Pelosi is moving ahead with the $3.5 budget resolution, that the House is set to vote on later this month along with the bipartisan infrastructure proposal that had already passed the Senate. However, Pelosi’s eagerness to already take a vote on the budget resolution would also set up conflicts within the caucus as the moderate faction of the Democrats who may be looking to scale down the price tag.
The West Virginia Senator, one of the two Democrats whose support is key to bringing forward Biden’s agenda, was previously called to take a “strategic pause” on the budget resolution. Arizona Democratic Senator Kyrsten Sinema is also not in favor of the price tag. Pelosi is also unwilling to scale down the price tag.

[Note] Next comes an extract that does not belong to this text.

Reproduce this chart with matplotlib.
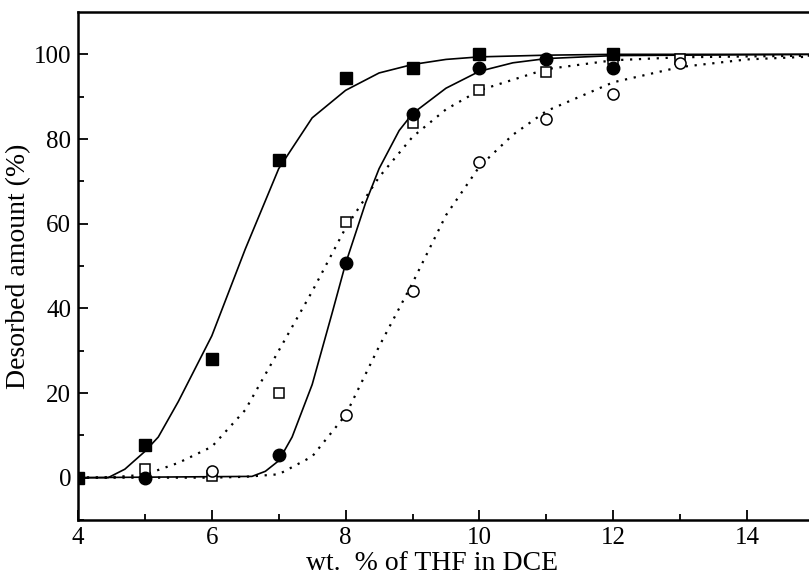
import matplotlib.pyplot as plt
import numpy as np

# measured points
x_sq_f = [4, 5, 6, 7, 8, 9, 10, 12]
y_sq_f = [0, 7.6, 28, 75, 94.5, 96.8, 100, 100]

x_ci_f = [5, 7, 8, 9, 10, 11, 12]
y_ci_f = [0, 5.3, 50.6, 86, 96.7, 99, 96.8]

x_sq_o = [5, 6, 7, 8, 9, 10, 11, 12, 13]
y_sq_o = [2, 0.5, 20, 60.5, 83.8, 91.5, 95.8, 98.8, 99]

x_ci_o = [6, 8, 9, 10, 11, 12, 13]
y_ci_o = [1.5, 14.8, 44, 74.5, 84.8, 90.6, 97.9]

# fitted curves
cx_sq_f = [4, 4.45, 4.7, 5, 5.2, 5.5, 6, 6.5, 7, 7.5, 8, 8.5, 9, 9.5, 10, 11, 12, 15]
cy_sq_f = [0, 0, 2, 6.2, 9.6, 18, 33.5, 54, 73, 85, 91.5, 95.6, 97.6, 98.8, 99.4, 99.8, 100, 100]

cx_ci_f = [4, 6.6, 6.8, 7, 7.2, 7.5, 7.8, 8, 8.3, 8.5, 8.8, 9, 9.5, 10, 10.5, 11, 12, 15]
cy_ci_f = [0, 0.3, 1.5, 4, 9.6, 22, 39, 50.6, 65, 73, 82, 86, 92, 96, 98, 99, 99.7, 100]

cx_sq_o = [4, 4.5, 5, 5.5, 6, 6.5, 7, 7.5, 8, 8.5, 9, 9.5, 10, 11, 12, 13, 15]
cy_sq_o = [0, 0.1, 0.7, 3.5, 7.3, 16, 30, 44, 59, 71, 80.5, 87, 91.5, 96.5, 98.6, 99.3, 99.7]

cx_ci_o = [4, 6, 6.5, 7, 7.5, 8, 8.5, 9, 9.5, 10, 10.5, 11, 12, 13, 14, 15]
cy_ci_o = [0, 0, 0.2, 0.8, 5, 14.8, 31, 46, 62, 73.5, 81, 86.6, 93.4, 97, 98.8, 99.5]

plt.rcParams['font.family'] = ['Liberation Serif', 'DejaVu Serif']

fig = plt.figure(figsize=(8.09, 5.76), dpi=100)
ax = fig.add_axes([78 / 809, 1 - 520 / 576, 736 / 809, 508 / 576])

ax.plot(cx_sq_f, cy_sq_f, color='black', lw=1.2)
ax.plot(cx_ci_f, cy_ci_f, color='black', lw=1.2)
ax.plot(cx_sq_o, cy_sq_o, color='black', lw=1.6, ls=(0, (1, 3)))
ax.plot(cx_ci_o, cy_ci_o, color='black', lw=1.6, ls=(0, (1, 3)))

ax.plot(x_sq_o, y_sq_o, 's', ms=7.5, mfc='white', mec='black', mew=1.1, ls='none')
ax.plot(x_ci_o, y_ci_o, 'o', ms=8, mfc='white', mec='black', mew=1.1, ls='none')
ax.plot(x_ci_f, y_ci_f, 'o', ms=9, color='black', ls='none')
ax.plot(x_sq_f, y_sq_f, 's', ms=9, color='black', ls='none')

ax.set_xlim(4, 15)
ax.set_ylim(-10, 110)
ax.set_xticks([4, 6, 8, 10, 12, 14])
ax.set_xticks([5, 7, 9, 11, 13], minor=True)
ax.set_yticks([0, 20, 40, 60, 80, 100])
ax.set_yticks([-10, 10, 30, 50, 70, 90], minor=True)
ax.tick_params(which='major', direction='in', length=7, width=1.3, labelsize=18, pad=5)
ax.tick_params(which='minor', direction='in', length=4, width=1.3)
ax.tick_params(top=False, right=False)

for s in ['left', 'bottom', 'top']:
    ax.spines[s].set_linewidth(1.8)
ax.spines['right'].set_visible(False)

ax.set_xlabel('wt.  % of THF in DCE', fontsize=20)
ax.set_ylabel('Desorbed amount (%)', fontsize=20)
ax.xaxis.set_label_coords(0.481, -0.062)
ax.yaxis.set_label_coords(-0.064, 0.5)

fig.savefig('out.png', dpi=100)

“Obviously, I don’t agree,” Pelosi told CNN when asked about her thoughts on Manchin’s comments.
“The number is the number. $3.5, we can’t go above that,” added the House Speaker. When Pelosi was pressed on how likely she would be willing to go below the amount, she only responded with “why?”
Manchin has been privately suggesting that he could accept $1 trillion or $1.5 trillion for the reconciliation bill, according to people familiar with the matter. They also revealed that Manchin suggested that the 2017 tax bill he opposed, could be amended to raise enough money to make sure that the proposal is already fully paid for.
Meanwhile, Treasury Secretary Janet Yellen issued a warning to Pelosi that even the smallest indication of a US default can have implications on the country’s financial markets. Yellen also urged Congress to raise the debt limit as soon as possible. Yellen added that lawmakers have until October to do so.
“A delay that calls into question the federal government’s ability to meet all its obligations would likely cause irreparable damage to the US economy and global financial markets,” said Yellen in a letter to Pelosi.